The UUP and Tories are keeping their new relationship in the news by drip feeding the results of their YouGov poll. In response to the new developments the DUP seems to be adopting a little bit of everything response. Today Edwin Poots challenged Sir Reg Empey about an attack on Orange Order and UUP MLA David McNarry placed on the local Conservatives website (now removed). Despite its removal it was defended by the local Conservative responsible for policy (pdf file) complaining about:
“the tribal swamp that masquerades as Ulster/Protestant Culture”
UUP MLA Tom Elliott issued a firm denial of any break in the relationship:
“the DUP was relentlessly trying to interfere in the UUP-Tory talks and would not be ditching its support and links with the Order.”
Previously Nelson McCausland asked about the impact on left-leaning UUP members and voters. Fred Cobain welcomed the moves in the interests of the Union but added the caveat that:
He has reserved judgement on what talks could mean for policy, until they are concluded.
Party policy for the rest of the UK has to reflect different situations in other regions. Unlike Northern Ireland most parts of GB do not have a selection based post-primary system. Therefore Party policy has to reflect different local circumstances.”
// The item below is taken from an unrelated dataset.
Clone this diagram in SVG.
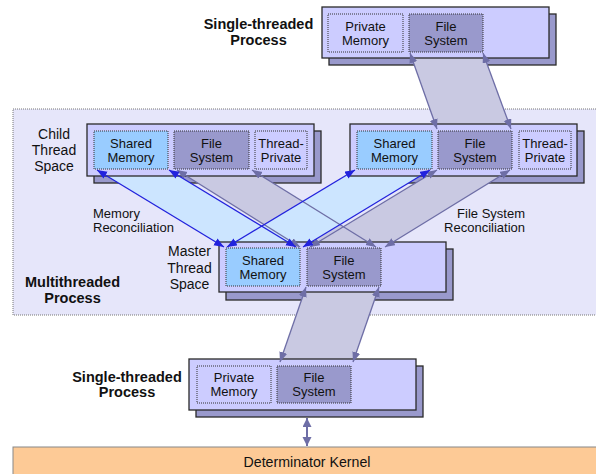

They have also shone a spotlight on the re-emergence of Lord Trimble, under whom’s leadership the electoral damage was done to the UUP. Also the issue of abortion could be brought into the mix if the NI amendment is accepted when Parliament meets again.
While the big idea may be attractive to both the Conservatives and Ulster Unionists, the detail of policy and organisational relationship will make for some tough decisions. Will the UUP opt for a wholesale alliance and the policy shifts that will involve or a looser relationship to allow for some key differences, which weakens the national politics narrative? Will the local Conservatives be willing to be silent to suit UUP needs? While these questions are being mulled the DUP is attempting to make hay and the Conservative and UUP public responses seem to be narrowing their options towards a looser relationship.
UPDATE Recently Peter Robinson has attacked Tory plans on the Union but left the door open for a deal in a hung parliament (H/T Oneill).